BCSC Proposes Amendments to NI 45-106 to Require Additional Disclosure From Issuers Raising Capital Under Prospectus Exemptions
November 29, 2010
The British Columbia Securities Commission (BCSC) published for comments amendments to National Instrument 45-106 – Prospectus and Registration Exemptions that would introduce a new Form 45-106F6 British Columbia Report of Exempt Distribution to replace the current Form 45-106F1 Report of Exempt Distribution. The new form would require enhanced disclosure from issuers that complete a distribution exempted from the prospectus requirements under applicable securities legislation, often referred to as private placement.
The proposed modifications would require issuers to file a separate form with the BCSC, in addition to the current form to be filed in other Canadian jurisdictions, upon completion of a private placement to purchasers resident in British Columbia or of a private placement made by an issuer in or with a significant connection to British Columbia to purchasers resident in other jurisdictions.

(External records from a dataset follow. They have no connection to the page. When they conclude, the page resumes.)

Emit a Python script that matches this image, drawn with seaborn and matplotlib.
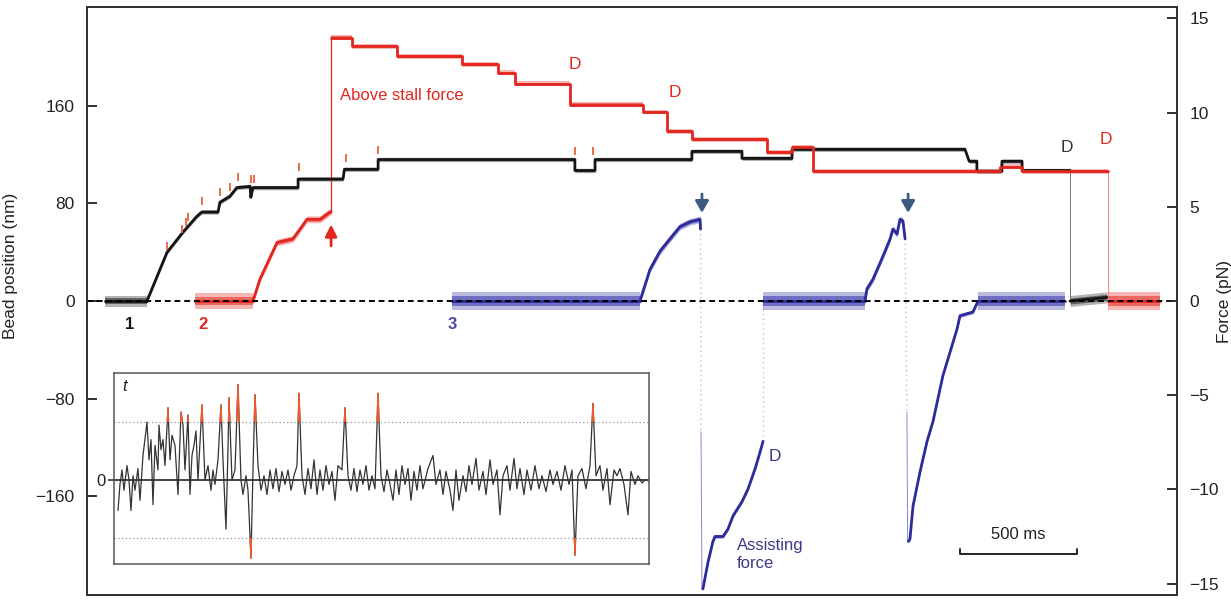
import numpy as np
import pandas as pd
import matplotlib
matplotlib.use("Agg")
import matplotlib.pyplot as plt
import seaborn as sns
from matplotlib.patches import Rectangle

# ---------------- data (time in ms, bead position in nm) ----------------
# trace 1 (black)
black_base1_t = [77, 256]
black_base1_y = [0, 0]
black_main_t = [256, 342, 410, 470, 491, 560, 568, 611, 640, 697, 700, 709, 902, 902, 1094, 1100,
                1244, 1244, 2085, 2085, 2171, 2171, 2585, 2585, 2799, 2799, 3013, 3013, 3752, 3770,
                3803, 3803, 3910, 3910, 3996, 3996, 4201]
black_main_y = [0, 40, 56.5, 69.6, 73, 73, 81, 86, 93, 94, 85, 93, 93, 100, 100, 108,
                108, 116, 116, 107, 107, 116, 116, 122.7, 122.7, 117, 117, 124.4, 124.4, 114.6,
                114.6, 106.4, 106.4, 114.6, 114.6, 107, 107]
black_base2_t = [4201, 4359]
black_base2_y = [0, 3]

# trace 2 (red)
red_base1_t = [462, 709]
red_base1_y = [0, 0]
red_ramp_t = [709, 739, 812, 880, 940, 996, 1038, 1043]
red_ramp_y = [0, 18, 48, 51, 67, 67, 73, 73]
red_high_t = [1043, 1132, 1132, 1325, 1325, 1603, 1603, 1756, 1756, 1829, 1829, 2064, 2064, 2376,
              2376, 2479, 2479, 2585, 2585, 2906, 2906, 3013, 3013, 3103, 3103, 3902, 3902, 3996,
              3996, 4363]
red_high_y = [216, 216, 209, 209, 200.5, 200.5, 194, 194, 187, 187, 178, 178, 161, 161,
              155, 155, 139, 139, 132.6, 132.6, 122, 122, 126, 126, 106.4, 106.4, 110, 110,
              106.4, 106.4]
red_base2_t = [4363, 4586]
red_base2_y = [0, 0]

# trace 3 (blue)
blue_base1_t = [1560, 2363]
blue_base1_y = [0, 0]
blue_ramp1_t = [2363, 2406, 2449, 2491, 2534, 2577, 2620, 2622]
blue_ramp1_y = [0, 26, 41, 51, 61, 65, 67, 59]
blue_assist1_t = [2624, 2628, 2632, 2654, 2675, 2684, 2718, 2739, 2761, 2799, 2825, 2855, 2876, 2889]
blue_assist1_y = [-107, -236, -236, -214, -197, -193, -193, -187, -176, -164.5, -154, -137.5, -124, -115]
blue_base2_t = [2889, 3325]
blue_base2_y = [0, 0]
blue_ramp2_t = [3325, 3333, 3359, 3402, 3432, 3444, 3462, 3474, 3487, 3496]
blue_ramp2_y = [0, 10, 18, 37, 51, 59, 55, 67, 65.5, 51]
blue_assist2_t = [3504, 3507, 3510, 3517, 3530, 3560, 3590, 3615, 3658, 3688, 3718, 3731, 3786, 3808]
blue_assist2_y = [-91, -197, -197, -195, -168, -140, -115, -99, -61, -42, -23, -12, -9, 0]
blue_base3_t = [3808, 4179]
blue_base3_y = [0, 0]
blue_gap_t = [[2622, 2624], [2889, 2889], [3496, 3504]]
blue_gap_y = [[59, -107], [-115, 0], [51, -91]]

# step markers (red ticks above black steps)
step_mark_t = [342, 406, 423, 432, 491, 568, 611, 645, 701, 714, 906, 1107, 1244, 2085, 2162]
step_mark_y = [45, 59, 64.6, 68.7, 81.8, 89.2, 93.3, 101.5, 99.8, 99.8, 109.7, 117, 123.6, 122.7, 122.7]

# inset: t-statistic trace, (frame, t) samples
inset_samples = [
    (4, -2.1), (6, -0.3), (8, 0.7), (10, -0.7), (13, 1.0), (15, 0.0), (17, -2.1), (19, 0.3),
    (21, -0.7), (24, 0.8), (26, -1.4), (29, 1.7), (33, 4.0), (35, 1.4), (37, 2.8), (39, -1.7),
    (41, 2.4), (44, 0.7), (45, 3.8), (47, 2.1), (49, 2.8), (51, 1.0), (54, 5.0), (56, 1.4),
    (58, 3.1), (61, 2.4), (64, -1.0), (67, 4.7), (69, 3.8), (71, 0.7), (74, 4.5), (76, -1.0),
    (78, 1.7), (80, 2.4), (82, 3.4), (84, 0.0), (88, 5.2), (91, 0.0), (94, 1.0), (97, -0.7),
    (99, 0.7), (101, -0.3), (104, 1.4), (107, 5.2), (109, 1.4), (112, -3.4), (114, 2.1),
    (115, 5.7), (118, 0.0), (121, 0.7), (124, 6.6), (127, 0.0), (129, -1.0), (132, 0.3),
    (134, -0.7), (137, -5.4), (139, 0.7), (141, 5.9), (144, 1.0), (147, -0.7), (150, 0.3),
    (153, -1.0), (156, 0.7), (159, -0.6), (162, 0.8), (165, -0.8), (168, 0.6), (171, -0.3),
    (174, 0.7), (177, -0.7), (180, 0.3), (183, 1.0), (185, 6.0), (188, 0.3), (191, -1.0),
    (194, 0.8), (197, -0.6), (200, 1.4), (203, -1.0), (206, 0.7), (209, -0.7), (212, 1.0),
    (215, -0.3), (218, 0.6), (221, -1.4), (224, 1.0), (228, 0.7), (231, 5.0), (234, 0.3),
    (237, -0.7), (240, 0.8), (243, -0.8), (246, 0.7), (249, -0.3), (252, 1.0), (255, -0.7),
    (258, 0.3), (261, -0.6), (264, 6.0), (267, 0.3), (270, -0.8), (273, 0.7), (276, -0.3),
    (279, -1.4), (282, 0.7), (285, -1.0), (288, 1.0), (291, -0.3), (294, 0.8), (297, -1.4),
    (300, 0.6), (303, -0.7), (306, 1.0), (309, -0.6), (314, 0.8), (319, 1.7), (322, -0.3),
    (326, 0.7), (329, -1.0), (332, 0.6), (336, -0.7), (339, -2.1), (342, 0.7), (345, -1.4),
    (349, 0.3), (352, -0.8), (355, 1.0), (358, -0.3), (362, 1.5), (365, -0.7), (369, 0.6),
    (372, -1.0), (376, 1.4), (379, -0.3), (383, 0.7), (386, -2.4), (389, 0.3), (393, 1.0),
    (396, -0.7), (400, 1.5), (403, -0.6), (406, 0.8), (410, -1.0), (413, 0.7), (417, -0.7),
    (421, 1.0), (425, -0.6), (428, 0.3), (432, -0.8), (436, 0.7), (439, -0.3), (443, 0.6),
    (447, -0.7), (451, 1.0), (455, -0.3), (458, 0.7), (461, -5.2), (464, 0.3), (468, 0.8),
    (472, -0.6), (476, 1.0), (479, 5.3), (482, 0.3), (486, 1.0), (489, -0.7), (493, 0.8),
    (496, -1.7), (500, 0.7), (503, 0.3), (506, 0.8), (510, -0.3), (514, -2.4), (517, 0.6),
    (521, -0.3), (524, 0.3), (528, -0.2), (531, 0.0),
]
inset_threshold = 4.0

# axis scales
pos_ticks = [-160, -80, 0, 80, 160]
force_ticks = [-15, -10, -5, 0, 5, 10, 15]
scale_bar_ms = 500

# ---------------- style ----------------
sns.set_style("ticks")
plt.rcParams["font.family"] = ["Liberation Sans", "DejaVu Sans"]

RED = "#e3261f"
BLACK = "#151515"
BLUE = "#2d2c9a"
ARROW_BLUE = "#3d5a80"

fig = plt.figure(figsize=(12.31, 6.02), dpi=100)
ax = fig.add_axes([0.0707, 0.0116, 0.8854, 0.9767])

segments = [
    ("black", black_base1_t, black_base1_y, 4.5),
    ("black", black_main_t, black_main_y, 1.8),
    ("black", black_base2_t, black_base2_y, 4.5),
    ("red", red_base1_t, red_base1_y, 6.5),
    ("red", red_ramp_t, red_ramp_y, 2.8),
    ("red", red_high_t, red_high_y, 2.0),
    ("red", red_base2_t, red_base2_y, 7.0),
    ("blue", blue_base1_t, blue_base1_y, 7.0),
    ("blue", blue_ramp1_t, blue_ramp1_y, 2.8),
    ("blue", blue_assist1_t[2:], blue_assist1_y[2:], 1.6),
    ("blue", blue_base2_t, blue_base2_y, 7.0),
    ("blue", blue_ramp2_t, blue_ramp2_y, 2.8),
    ("blue", blue_assist2_t[2:], blue_assist2_y[2:], 1.6),
    ("blue", blue_base3_t, blue_base3_y, 7.0),
]
colors = {"black": BLACK, "red": RED, "blue": BLUE}
band_colors = {"black": "#2a2a2a", "red": "#e8322a", "blue": "#3c3cae"}

# noise envelopes: a light outer band and a denser inner band
for name, t, y, n in segments:
    t = np.asarray(t, float); y = np.asarray(y, float)
    ax.fill_between(t, y - n, y + n, color=band_colors[name], alpha=0.35, lw=0, zorder=2)
    ax.fill_between(t, y - 0.55 * n, y + 0.55 * n, color=band_colors[name], alpha=0.6, lw=0, zorder=2)

# thin fast transitions
ax.plot([1043, 1043], [73, 216], color=RED, lw=0.9, zorder=3)
ax.plot([4201, 4201], [107, 0], color="#777777", lw=0.7, zorder=3)
ax.plot([4363, 4363], [106.4, 0], color="#f08a80", lw=0.7, zorder=3)
ax.plot(blue_assist1_t[:3], blue_assist1_y[:3], color="#8888cc", lw=0.7, zorder=3)
ax.plot(blue_assist2_t[:3], blue_assist2_y[:3], color="#8888cc", lw=0.7, zorder=3)
for gt, gy in zip(blue_gap_t, blue_gap_y):
    ax.plot(gt, gy, color="#b8c0dc", lw=1.0, ls=(0, (1, 2.5)), zorder=1)

rows = []
for i, (name, t, y, n) in enumerate(segments):
    for tt, yy in zip(t, y):
        rows.append({"t": tt, "y": yy, "trace": name, "seg": i})
df = pd.DataFrame(rows)
sns.lineplot(data=df, x="t", y="y", hue="trace", units="seg", estimator=None, sort=False,
             palette=colors, lw=2.0, legend=False, ax=ax, zorder=4)

# zero line
ax.axhline(0, color="black", lw=1.4, ls=(0, (3, 2)), zorder=5)

# step markers
ax.scatter(step_mark_t, step_mark_y, marker="|", s=35, color="#e8542b", linewidths=1.2, zorder=6)

ax.set_xlim(0, 4658)
ax.set_ylim(-241, 241)
ax.set_yticks(pos_ticks)
ax.set_xticks([])
ax.set_xlabel("")
ax.set_ylabel("Bead position (nm)", fontsize=12.5, color="#222")
ax.yaxis.set_label_coords(-0.063, 0.56)
ax.tick_params(axis="y", direction="in", length=7, width=1.3, labelsize=12.5, pad=9, colors="#222")
for s in ax.spines.values():
    s.set_linewidth(1.4)
    s.set_color("#333333")

ax2 = ax.twinx()
ax2.set_ylim(-15.6, 15.6)
ax2.set_yticks(force_ticks)
ax2.set_ylabel("Force (pN)", fontsize=12.5, color="#222")
ax2.yaxis.set_label_coords(1.037, 0.5)
ax2.tick_params(axis="y", direction="in", length=7, width=1.3, labelsize=12.5, pad=9, colors="#222")
for s in ax2.spines.values():
    s.set_linewidth(1.4)
    s.set_color("#333333")

# annotations
ax.text(184, -19, "1", color=BLACK, fontsize=12, fontweight="bold", ha="center", va="center")
ax.text(496, -19, "2", color=RED, fontsize=12, fontweight="bold", ha="center", va="center")
ax.text(1560, -19, "3", color="#4a4aa8", fontsize=12, fontweight="bold", ha="center", va="center")
ax.text(1081, 168.6, "Above stall force", color=RED, fontsize=12, ha="left", va="center")
ax.text(2085, 194, "D", color=RED, fontsize=12.5, ha="center", va="center")
ax.text(2513, 171, "D", color=RED, fontsize=12.5, ha="center", va="center")
ax.text(4188, 126, "D", color="#333333", fontsize=12.5, ha="center", va="center")
ax.text(4355, 132.6, "D", color=RED, fontsize=12.5, ha="center", va="center")
ax.text(2940, -127.7, "D", color="#3a3a8a", fontsize=12.5, ha="center", va="center")
ax.text(2778, -208, "Assisting\nforce", color="#3a3a8a", fontsize=12, ha="left", va="center",
        linespacing=1.25)

ax.annotate("", xy=(1043, 65), xytext=(1043, 43),
            arrowprops=dict(arrowstyle="-|>,head_width=0.35,head_length=0.7", color=RED, lw=2))
for xa in (2628, 3509):
    ax.annotate("", xy=(xa, 70), xytext=(xa, 90),
                arrowprops=dict(arrowstyle="-|>,head_width=0.4,head_length=0.7", color=ARROW_BLUE, lw=2))

# scale bar
sb_x0 = 3731
ax.plot([sb_x0, sb_x0, sb_x0 + scale_bar_ms, sb_x0 + scale_bar_ms], [-203, -207, -207, -203],
        color="#222", lw=1.4)
ax.text(sb_x0 + scale_bar_ms / 2, -191, "500 ms", fontsize=12, ha="center", va="center", color="#222")

# ---------------- inset ----------------
inset_x = [p[0] for p in inset_samples]
inset_t = [p[1] for p in inset_samples]
ax_in = fig.add_axes([0.0926, 0.0631, 0.4346, 0.3173])
ax_in.set_facecolor("white")
ax_in.axhline(0, color="#222", lw=1.2, zorder=1)
for th in (inset_threshold, -inset_threshold):
    ax_in.axhline(th, color="#999", lw=0.9, ls=(0, (1, 2)), zorder=1)
idf = pd.DataFrame({"x": inset_x, "t": inset_t})
sns.lineplot(data=idf, x="x", y="t", sort=False, estimator=None, color="#333333", lw=0.9, ax=ax_in,
             zorder=3)
sns.lineplot(data=idf, x="x", y="t", sort=False, estimator=None, color="#ee5a2a", lw=1.0, ax=ax_in,
             zorder=4)
sns.lineplot(data=idf, x="x", y="t", sort=False, estimator=None, color="#ee5a2a", lw=1.0, ax=ax_in,
             zorder=4)
up = Rectangle((0, inset_threshold), 600, 10, transform=ax_in.transData)
dn = Rectangle((0, -20), 600, 20 - inset_threshold, transform=ax_in.transData)
ax_in.lines[-2].set_clip_path(up)
ax_in.lines[-1].set_clip_path(dn)
ax_in.set_xlim(0, 535)
ax_in.set_ylim(-5.8, 7.4)
ax_in.set_xticks([])
ax_in.set_yticks([0])
ax_in.set_yticklabels(["0"])
ax_in.set_xlabel("")
ax_in.set_ylabel("")
ax_in.tick_params(axis="y", direction="out", length=4, width=1.1, labelsize=12, pad=2, colors="#222")
for s in ax_in.spines.values():
    s.set_linewidth(1.1)
    s.set_color("#555555")
ax_in.text(0.015, 0.93, "t", transform=ax_in.transAxes, fontsize=12, style="italic",
           ha="left", va="center", color="#222")

fig.savefig("out.png", dpi=100)
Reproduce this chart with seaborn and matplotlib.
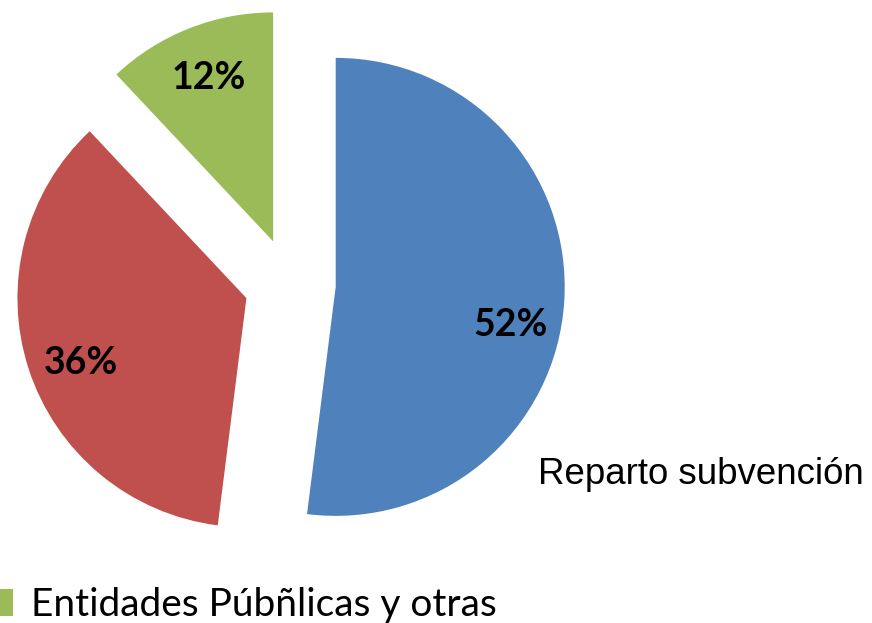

Under the new form, non-reporting issuers would need to provide the name, municipality and country of residence of their insiders and promoters, the number and type of securities controlled or owned by their insiders and promoters, and the total price paid for the securities owned or controlled by their insiders and promoters. In addition, issuers would also have to indicate whether the purchasers of their securities under the private placement are registrants or insiders of the issuer. Finally, it should be noted that the new forms filed by issuers upon completion of a private placement, including all the information contained therein, would be made public by the BSBC.
The BCSC has indicated that the changes it proposes, if adopted, are aimed at improving the protection of investors against risks associated with private placements as well as supporting the financing activities of legitimate venture capital issuers. British Columbia is the only jurisdiction, for the time being, to propose enhanced disclosure from issuers completing private placements.